Saturday, September 08, 2012

RPP-N And Our Last Line Of Defense

The much-hyped unification process launched by the three parties dominated by former panchas has come to a juddering stop, at least for now. A breakthrough was considered imminent this time because much of the optimism seemed to be coming from the so-called ‘republican ex-panchas’, i.e., Surya Bahadur Thapa’s Rastriya Janashakti Party (RJP) and Pashupati Shamsher Rana’s Rastriya Prajatantra Party (RPP).
At one point during the negotiations, Kamal Thapa’s Rastriya Prajatantra Party-Nepal (RPP-N) was even reported to have abandoned its agenda of restoring the monarchy in order to facilitate the unity.
Now S.B. Thapa is being blamed for scuttling the unification by, among other things, expelling party general-secretary Keshar Bahadur Bista, who was active in the negotiations. But you cannot really blame the wily old man. He must have so badly wanted to believe that the RPP-N’s interest in unification far outweighed its affinity to the crown.
Maila Baje finds the republican panchas in a deep identity crisis. To be fair, the RJP and RPP opposed the royal takeover of February 1, 2005, seeking to project themselves as centrist democratic parties. But that was not enough for the rest of the country to consider them the equivalents of the Nepali Congress or the Communist Party of Nepal-Unified Marxist-Leninist.

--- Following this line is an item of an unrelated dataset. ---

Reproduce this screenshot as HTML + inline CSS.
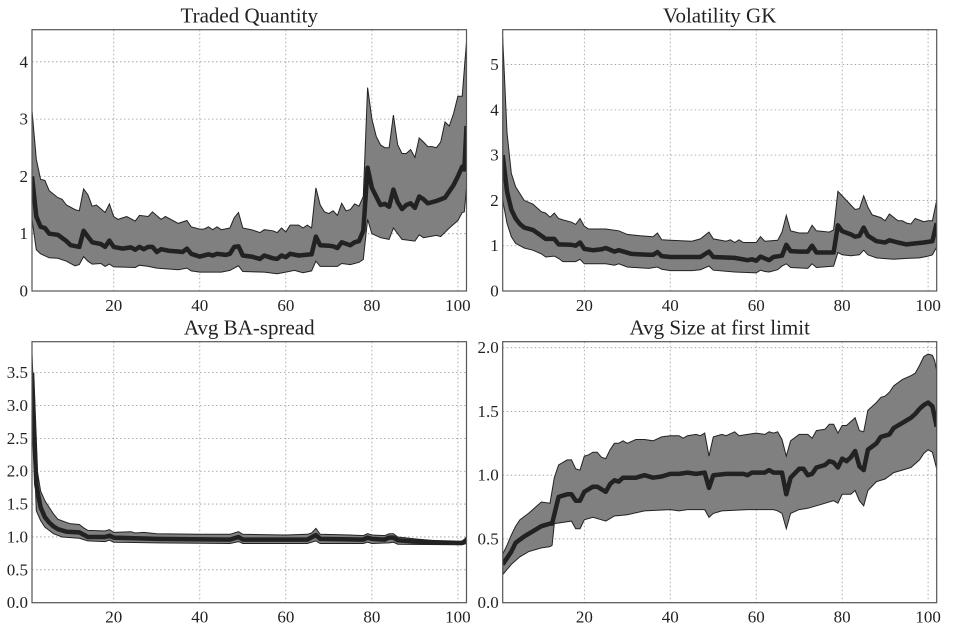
<!DOCTYPE html>
<html><head><meta charset="utf-8">
<style>
html,body{margin:0;padding:0;background:#fff;}
svg text{font-family:"Liberation Serif","DejaVu Serif",serif;fill:#222;}
</style></head>
<body>
<svg id="chart" width="964" height="636" viewBox="0 0 964 636" xmlns="http://www.w3.org/2000/svg"></svg>
<script>
const xTicks=[20,40,60,80,100];
const tqUpper=[[1,3.15],[2,2.3],[3,1.95],[4,1.93],[5,1.75],[7,1.63],[8,1.6],[9,1.5],[11,1.42],[12,1.4],[13,1.78],[14,1.68],[15,1.48],[16,1.5],[18,1.37],[19,1.52],[20,1.3],[21,1.25],[23,1.3],[25,1.22],[26,1.32],[28,1.3],[29,1.38],[31,1.25],[32,1.3],[35,1.18],[37,1.23],[38,1.12],[40,1.08],[41,1.08],[42,1.12],[43,1.07],[44,1.12],[45,1.07],[47,1.1],[48,1.28],[49,1.37],[50,1.1],[52,1.07],[54,1.02],[55,1.07],[57,1.05],[58,1.02],[59,1.1],[60,1.03],[61,1.15],[63,1.15],[64,1.1],[65,1.15],[66,1.1],[67,1.8],[68,1.5],[69,1.38],[70,1.35],[71,1.4],[72,1.32],[73,1.53],[74,1.4],[75,1.42],[76,1.52],[77,1.48],[78,1.65],[79,3.55],[80,3.0],[81,2.7],[82,2.55],[83,2.5],[84,2.5],[85,3.07],[86,2.55],[87,2.4],[88,2.4],[89,2.47],[90,2.33],[91,2.67],[92,2.6],[93,2.52],[94,2.52],[95,2.5],[96,2.6],[97,2.95],[98,2.88],[99,3.1],[100,3.4],[101,3.4],[102,4.35]];
const tqMean=[[1,2.0],[2,1.3],[3,1.12],[4,1.1],[5,1.0],[7,0.98],[9,0.87],[10,0.8],[12,0.77],[13,1.05],[14,0.95],[15,0.85],[17,0.82],[18,0.77],[19,0.88],[20,0.77],[22,0.74],[24,0.76],[25,0.72],[26,0.77],[27,0.73],[28,0.77],[29,0.77],[30,0.68],[31,0.73],[33,0.7],[35,0.69],[36,0.68],[37,0.74],[38,0.65],[40,0.6],[42,0.64],[43,0.62],[44,0.65],[46,0.63],[47,0.65],[48,0.77],[49,0.78],[50,0.62],[52,0.6],[54,0.56],[55,0.62],[57,0.57],[58,0.56],[59,0.62],[60,0.59],[61,0.65],[63,0.62],[66,0.64],[67,0.95],[68,0.8],[70,0.79],[71,0.78],[72,0.75],[73,0.85],[75,0.8],[76,0.85],[77,0.87],[78,1.05],[79,2.15],[80,1.8],[81,1.65],[82,1.5],[83,1.52],[84,1.47],[85,1.77],[86,1.55],[87,1.43],[88,1.5],[89,1.53],[90,1.45],[91,1.65],[92,1.6],[93,1.53],[95,1.57],[97,1.63],[99,1.85],[100,2.0],[101,2.17],[101.5,2.12],[102,2.88]];
const tqLower=[[1,1.25],[2,0.72],[3,0.65],[5,0.58],[7,0.57],[9,0.52],[11,0.44],[12,0.46],[13,0.6],[14,0.52],[15,0.47],[17,0.48],[18,0.43],[19,0.47],[20,0.42],[25,0.41],[26,0.45],[28,0.43],[30,0.4],[35,0.37],[37,0.4],[38,0.35],[40,0.33],[45,0.33],[47,0.36],[49,0.44],[50,0.34],[55,0.33],[58,0.3],[60,0.33],[62,0.36],[64,0.32],[66,0.35],[67,0.52],[68,0.43],[72,0.43],[73,0.48],[75,0.46],[77,0.5],[78,0.55],[79,1.25],[80,1.0],[82,0.93],[84,0.9],[85,1.1],[86,1.0],[87,0.9],[90,0.87],[91,0.98],[92,0.93],[95,0.97],[96,0.95],[98,1.1],[100,1.23],[101,1.37],[101.5,1.38],[102,1.8]];
const vgUpper=[[1,5.6],[2,3.5],[3,2.6],[4,2.3],[5,2.15],[6,2.0],[8,1.92],[10,1.75],[11,1.72],[12,1.63],[13,1.72],[14,1.6],[15,1.57],[17,1.52],[18,1.47],[19,1.6],[20,1.43],[21,1.37],[25,1.37],[28,1.33],[30,1.25],[33,1.22],[36,1.2],[37,1.28],[38,1.13],[40,1.12],[45,1.1],[47,1.15],[49,1.3],[50,1.15],[53,1.1],[54,1.13],[55,1.07],[56,1.13],[57,1.07],[60,1.07],[61,1.2],[62,1.1],[65,1.12],[66,1.3],[67,1.67],[68,1.33],[70,1.28],[72,1.28],[73,1.45],[74,1.33],[77,1.3],[78,1.35],[79,2.2],[80,2.1],[82,1.9],[83,1.8],[84,1.82],[85,2.1],[86,1.85],[87,1.68],[89,1.62],[90,1.55],[91,1.7],[93,1.55],[94,1.55],[95,1.5],[96,1.48],[97,1.6],[99,1.53],[100,1.55],[101,1.55],[102,2.0]];
const vgMean=[[1,3.0],[2,2.2],[3,1.8],[4,1.6],[5,1.48],[6,1.4],[8,1.35],[10,1.22],[11,1.15],[13,1.15],[14,1.03],[17,1.02],[18,1.0],[19,1.07],[20,0.93],[22,0.9],[24,0.92],[25,0.95],[27,0.87],[28,0.9],[31,0.82],[35,0.8],[36,0.8],[37,0.86],[38,0.77],[40,0.75],[45,0.75],[47,0.75],[49,0.87],[50,0.75],[55,0.73],[58,0.68],[59,0.7],[60,0.67],[61,0.76],[62,0.72],[63,0.68],[64,0.75],[66,0.78],[67,1.02],[68,0.88],[70,0.87],[72,0.87],[73,1.0],[74,0.85],[78,0.85],[79,1.45],[80,1.32],[82,1.25],[83,1.2],[84,1.22],[85,1.4],[86,1.22],[88,1.1],[90,1.07],[91,1.12],[93,1.07],[95,1.03],[97,1.05],[99,1.07],[101,1.1],[102,1.5]];
const vgLower=[[1,2.0],[2,1.5],[3,1.2],[4,1.05],[5,1.0],[6,0.95],[8,0.9],[10,0.82],[11,0.75],[13,0.77],[14,0.72],[15,0.65],[18,0.65],[19,0.7],[20,0.6],[25,0.6],[27,0.57],[28,0.6],[30,0.53],[35,0.5],[37,0.53],[38,0.48],[40,0.45],[45,0.45],[47,0.47],[49,0.55],[50,0.46],[55,0.42],[60,0.4],[61,0.46],[62,0.43],[63,0.42],[65,0.47],[66,0.55],[67,0.6],[68,0.52],[72,0.5],[73,0.6],[74,0.52],[78,0.55],[79,0.85],[80,0.8],[82,0.78],[84,0.8],[85,0.9],[86,0.8],[88,0.73],[92,0.7],[95,0.72],[98,0.73],[100,0.77],[101,0.8],[102,0.97]];
const baUpper=[[1,3.8],[2,2.1],[3,1.7],[4,1.55],[5,1.45],[6,1.35],[7,1.27],[9,1.22],[10,1.2],[12,1.19],[13,1.14],[14,1.1],[18,1.09],[19,1.11],[20,1.07],[24,1.08],[25,1.06],[27,1.07],[30,1.05],[40,1.04],[47,1.04],[49,1.08],[50,1.04],[60,1.03],[65,1.04],[66,1.06],[67,1.13],[68,1.04],[75,1.03],[78,1.02],[79,1.05],[80,1.03],[83,1.02],[84,1.05],[85,1.05],[86,1.0],[90,0.97],[95,0.94],[100,0.93],[101,0.93],[102,1.0]];
const baMean=[[1,3.5],[2,1.8],[3,1.45],[4,1.3],[5,1.22],[6,1.16],[7,1.12],[9,1.08],[12,1.07],[14,1.0],[18,1.0],[19,1.02],[20,0.99],[30,0.97],[47,0.96],[49,1.0],[50,0.96],[65,0.96],[67,1.03],[68,0.97],[78,0.96],[79,0.99],[80,0.97],[83,0.96],[84,0.99],[85,0.99],[86,0.95],[90,0.93],[100,0.91],[101,0.91],[102,0.95]];
const baLower=[[1,3.2],[2,1.4],[3,1.25],[4,1.15],[5,1.1],[6,1.05],[8,1.0],[12,0.98],[14,0.94],[18,0.93],[19,0.95],[20,0.92],[30,0.91],[47,0.9],[49,0.93],[50,0.9],[65,0.9],[67,0.94],[68,0.9],[78,0.9],[79,0.92],[80,0.9],[84,0.91],[85,0.92],[86,0.89],[100,0.88],[101,0.88],[102,0.9]];
const szUpper=[[1,0.38],[2,0.45],[3,0.53],[4,0.6],[5,0.65],[7,0.7],[9,0.76],[10,0.79],[12,0.78],[13,0.98],[14,1.08],[15,1.1],[16,1.12],[17,1.12],[18,1.05],[19,1.04],[20,1.15],[21,1.16],[22,1.18],[23,1.18],[24,1.14],[25,1.13],[26,1.2],[27,1.25],[28,1.25],[29,1.27],[30,1.25],[32,1.28],[34,1.28],[36,1.27],[38,1.3],[40,1.31],[42,1.31],[43,1.29],[44,1.31],[46,1.32],[47,1.31],[48,1.33],[49,1.15],[50,1.3],[52,1.32],[53,1.31],[55,1.34],[56,1.31],[58,1.32],[60,1.33],[62,1.32],[63,1.34],[64,1.33],[65,1.34],[66,1.28],[67,1.15],[68,1.27],[70,1.32],[72,1.32],[73,1.29],[74,1.35],[76,1.36],[77,1.4],[78,1.4],[79,1.33],[80,1.39],[81,1.39],[82,1.42],[83,1.45],[84,1.35],[85,1.34],[86,1.51],[88,1.57],[89,1.61],[90,1.62],[91,1.65],[92,1.7],[94,1.75],[96,1.78],[97,1.8],[98,1.86],[99,1.93],[100,1.95],[101,1.94],[101.5,1.9],[102,1.82]];
const szMean=[[1,0.3],[3,0.4],[4,0.47],[6,0.52],[8,0.56],[10,0.6],[12,0.62],[12.5,0.62],[14,0.83],[16,0.85],[17,0.85],[18,0.8],[19,0.8],[20,0.87],[22,0.91],[23,0.91],[25,0.87],[26,0.93],[27,0.96],[28,0.95],[29,0.98],[32,0.98],[34,1.0],[36,0.98],[38,0.99],[40,1.01],[42,1.01],[44,1.02],[46,1.01],[48,1.02],[49,0.9],[50,1.0],[53,1.01],[57,1.01],[58,1.0],[59,1.02],[62,1.02],[63,1.04],[64,1.02],[66,1.02],[67,0.85],[68,0.98],[70,1.05],[71,1.05],[72,1.0],[73,1.01],[74,1.06],[76,1.08],[77,1.11],[78,1.1],[79,1.06],[80,1.13],[81,1.11],[82,1.14],[83,1.19],[84,1.07],[85,1.04],[86,1.2],[88,1.25],[89,1.3],[91,1.32],[92,1.37],[94,1.41],[96,1.45],[97,1.48],[98,1.52],[99,1.55],[100,1.57],[101,1.54],[102,1.38]];
const szLower=[[1,0.22],[3,0.3],[5,0.36],[7,0.4],[9,0.42],[10,0.43],[12,0.44],[12.5,0.45],[13,0.62],[15,0.63],[17,0.64],[18,0.58],[19,0.58],[20,0.65],[22,0.67],[24,0.65],[25,0.64],[27,0.68],[30,0.69],[34,0.72],[40,0.73],[42,0.72],[44,0.73],[48,0.73],[49,0.67],[50,0.7],[52,0.72],[58,0.73],[62,0.73],[64,0.73],[65,0.72],[66,0.7],[67,0.58],[68,0.7],[70,0.73],[72,0.74],[74,0.76],[78,0.8],[79,0.78],[80,0.85],[82,0.85],[83,0.88],[84,0.8],[85,0.76],[86,0.88],[88,0.95],[90,0.97],[92,1.02],[94,1.04],[96,1.06],[98,1.12],[99,1.17],[100,1.2],[101,1.18],[102,1.05]];
const tqTicks=[0,1,2,3,4], vgTicks=[0,1,2,3,4,5], baTicks=[0,0.5,1,1.5,2,2.5,3,3.5], szTicks=[0,0.5,1,1.5,2];

const NS='http://www.w3.org/2000/svg';
const svg=document.getElementById('chart');
function mk(tag,attrs,parent){const e=document.createElementNS(NS,tag);for(const k in attrs)e.setAttribute(k,attrs[k]);(parent||svg).appendChild(e);return e;}
const panels=[
 {id:'traded-quantity',title:'Traded Quantity',L:32,T:29.7,W:434.5,H:261.3,ymax:4.56,ticks:tqTicks,dec:0,up:tqUpper,mean:tqMean,lo:tqLower},
 {id:'volatility-gk',title:'Volatility GK',L:502.7,T:29.7,W:434,H:261.3,ymax:5.77,ticks:vgTicks,dec:0,up:vgUpper,mean:vgMean,lo:vgLower},
 {id:'avg-ba-spread',title:'Avg BA-spread',L:32,T:341.7,W:434.5,H:261,ymax:3.97,ticks:baTicks,dec:1,up:baUpper,mean:baMean,lo:baLower},
 {id:'avg-size-first-limit',title:'Avg Size at first limit',L:502.7,T:341.7,W:434,H:261,ymax:2.047,ticks:szTicks,dec:1,up:szUpper,mean:szMean,lo:szLower}
];
panels.forEach((p,i)=>{
 const g=mk('g',{});
 
 
 const xs=v=>p.L+(v-1)/101*p.W, ys=v=>p.T+p.H-v/p.ymax*p.H;
 const cp=mk('clipPath',{id:'clip'+i},g);mk('rect',{x:p.L,y:p.T,width:p.W,height:p.H},cp);
 xTicks.forEach(t=>{
  const l=mk('line',{x1:xs(t),x2:xs(t),y1:p.T,y2:p.T+p.H,stroke:'#999','stroke-width':0.8,'stroke-dasharray':'1.5,2.5'},g);
  
  const tx=mk('text',{x:xs(t),y:p.T+p.H+20,'text-anchor':'middle','font-size':17},g);tx.textContent=t;
  
 });
 p.ticks.forEach(t=>{
  const l=mk('line',{x1:p.L,x2:p.L+p.W,y1:ys(t),y2:ys(t),stroke:'#999','stroke-width':0.8,'stroke-dasharray':'1.5,2.5'},g);
  
  const tx=mk('text',{x:p.L-4,y:ys(t)+5.5,'text-anchor':'end','font-size':17},g);tx.textContent=t.toFixed(p.dec);
  
 });
 const pts=p.up.map(d=>xs(d[0]).toFixed(1)+','+ys(d[1]).toFixed(1)).concat(p.lo.slice().reverse().map(d=>xs(d[0]).toFixed(1)+','+ys(d[1]).toFixed(1)));
 const band=mk('polygon',{points:pts.join(' '),fill:'#808080',stroke:'#222','stroke-width':1,'clip-path':'url(#clip'+i+')'},g);
 
 const ln=mk('polyline',{points:p.mean.map(d=>xs(d[0]).toFixed(1)+','+ys(d[1]).toFixed(1)).join(' '),fill:'none',stroke:'#222','stroke-width':4.5,'stroke-linejoin':'round','clip-path':'url(#clip'+i+')'},g);
 
 const fr=mk('rect',{x:p.L,y:p.T,width:p.W,height:p.H,fill:'none',stroke:'#555','stroke-width':1.2},g);
 
 const ti=mk('text',{x:p.L+p.W/2,y:p.T-7,'text-anchor':'middle','font-size':21},g);ti.textContent=p.title;
 
});
</script>
</body></html>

Towards the twilight of his life, Surya Bahadur Thapa may have sought to build a legacy. If B.P. Koirala, who was so vicitimized by the palace, could remain a monarchist until his last breath, why could not a man patronized by the palace be a republican? The problem is, no one believes S.B. Thapa. For all his personability, the man is far too impervious politically.
Rana in recent months has become less confident of the real end of the Nepali monarchy. Of course, when your survival – political and personal – depends on disbursement of protection money, there are few things you can take for granted.
Kamal Thapa’s course is an honorable one, in no small measure because he sees no reason to make apologies for his political past. As home minister during the royal regime, he has taken responsibility for the excesses committed under his watch. He could have taken the easy route and blamed the king for the failure of that experiment. Instead, the campaign to restore Nepal’s monarchy and Hindu character gives the RPP-N a distinct identity.
The monarchy’s return is not something that can be ruled out or ruled in. If it is restored, it will be through the will of the people, expressed in some form. (Former king Gyanendra Shah himself has signaled as much.)
More importantly, the people’s desire for such a return will be rooted not in any great national salvation plan they expect the crown to possess, but because of the systematic erosion of what Nepal had acquired under the monarchy.
History tends to obscure the bad and amplify the good. When the average Nepali looks back – through personal or secondary experience – the dark tends to be exorcised. The national political discourse, admittedly, runs from political exigencies, but they ultimately have to succumb to the people’s desires.
Nepalis have stunned the world by their resilience. In the midst of constant experimentations, sheer abandonment of constitutionalism and proliferation of platitudes, they have not lost hope. There may be many reasons for this national trait. One certainly is the fact that the monarchy remains alive in the national consciousness.
History and tradition have provided a last line of defense, a conviction symbolized in the RPP-N’s political platform. Should we really expect the party to abandon it?